* start *

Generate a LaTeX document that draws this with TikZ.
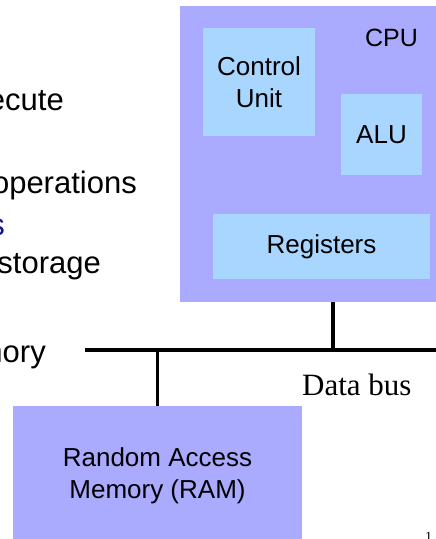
\documentclass[tikz,border=0pt]{standalone}
\usepackage{fontspec}
\setmainfont{Liberation Sans}
\newfontfamily\busfont{Liberation Serif}
\definecolor{cpufill}{RGB}{170,170,255}
\definecolor{unitfill}{RGB}{168,214,255}
\definecolor{navy}{RGB}{20,20,140}
\tikzset{
  box/.style={inner sep=0pt, align=center, font=\fontsize{26}{32}\selectfont},
  outer/.style={box, fill=cpufill},
  unit/.style={box, fill=unitfill},
  slide/.style={anchor=base east, inner sep=0pt, font=\fontsize{31}{37}\selectfont},
  bus/.style={line width=3.6pt}
}
\begin{document}
\begin{tikzpicture}[x=1pt,y=-1pt]
      \clip (0,0) rectangle (436,539);
      % text of the slide, cut off at the left
      \node[slide] (execute) at (64,110) {ecute};
      \node[slide] (operations) at (137,193) {operations};
      \node[slide, text=navy] (bluetail) at (5,235) {s};
      \node[slide] (storage) at (101,273) {storage};
      \node[slide] (memory) at (46,362) {mory};
      % processor
      \node[outer, minimum width=262, minimum height=296] (cpu) at (311,154) {};
      \node[box, font=\fontsize{25}{30}\selectfont] (cpulabel) at (391.5,37.5) {CPU};
      \node[unit, minimum width=112, minimum height=108] (cu) at (259,82) {Control\\Unit};
      \node[unit, minimum width=81, minimum height=81] (alu) at (381.5,134.5) {ALU};
      \node[unit, minimum width=217, minimum height=65] (reg) at (321.5,246.5) {Registers};
      % memory
      \node[outer, minimum width=289, minimum height=140] (ram) at (157.5,476) {Random Access\\Memory (RAM)};
      % data bus
      \coordinate (busL) at (85,350);
      \coordinate (busR) at (440,350);
      \coordinate (cputap) at (333,350);
      \begin{scope}[bus]
        \draw (busL) -- (busR);
        \draw (cputap |- cpu.south) -- (cputap);
        \draw (ram.north) -- (ram.north |- busL);
      \end{scope}
      \node[anchor=base west, inner sep=0pt, font=\busfont\fontsize{31}{36}\selectfont] (dbus) at (302,395) {Data bus};
      \node[anchor=base west, inner sep=0pt, font=\busfont\fontsize{14}{16}\selectfont] (page) at (425,541) {1};
    \end{tikzpicture}
\end{document}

* end *

Omit pictures; set down the rest of the material word for word.

Generate a LaTeX document that draws this with TikZ.
\documentclass[tikz,border=0pt]{standalone}
\usepackage{fontspec}
\setmainfont{Liberation Sans}
\newfontfamily\busfont{Liberation Serif}
\definecolor{cpufill}{RGB}{170,170,255}
\definecolor{unitfill}{RGB}{168,214,255}
\definecolor{navy}{RGB}{20,20,140}
\tikzset{
  box/.style={inner sep=0pt, align=center, font=\fontsize{26}{32}\selectfont},
  outer/.style={box, fill=cpufill},
  unit/.style={box, fill=unitfill},
  slide/.style={anchor=base east, inner sep=0pt, font=\fontsize{31}{37}\selectfont},
  bus/.style={line width=3.6pt}
}
\begin{document}
\begin{tikzpicture}[x=1pt,y=-1pt]
      \clip (0,0) rectangle (436,539);
      % text of the slide, cut off at the left
      \node[slide] (execute) at (64,110) {ecute};
      \node[slide] (operations) at (137,193) {operations};
      \node[slide, text=navy] (bluetail) at (5,235) {s};
      \node[slide] (storage) at (101,273) {storage};
      \node[slide] (memory) at (46,362) {mory};
      % processor
      \node[outer, minimum width=262, minimum height=296] (cpu) at (311,154) {};
      \node[box, font=\fontsize{25}{30}\selectfont] (cpulabel) at (391.5,37.5) {CPU};
      \node[unit, minimum width=112, minimum height=108] (cu) at (259,82) {Control\\Unit};
      \node[unit, minimum width=81, minimum height=81] (alu) at (381.5,134.5) {ALU};
      \node[unit, minimum width=217, minimum height=65] (reg) at (321.5,246.5) {Registers};
      % memory
      \node[outer, minimum width=289, minimum height=140] (ram) at (157.5,476) {Random Access\\Memory (RAM)};
      % data bus
      \coordinate (busL) at (85,350);
      \coordinate (busR) at (440,350);
      \coordinate (cputap) at (333,350);
      \begin{scope}[bus]
        \draw (busL) -- (busR);
        \draw (cputap |- cpu.south) -- (cputap);
        \draw (ram.north) -- (ram.north |- busL);
      \end{scope}
      \node[anchor=base west, inner sep=0pt, font=\busfont\fontsize{31}{36}\selectfont] (dbus) at (302,395) {Data bus};
      \node[anchor=base west, inner sep=0pt, font=\busfont\fontsize{14}{16}\selectfont] (page) at (425,541) {1};
    \end{tikzpicture}
\end{document}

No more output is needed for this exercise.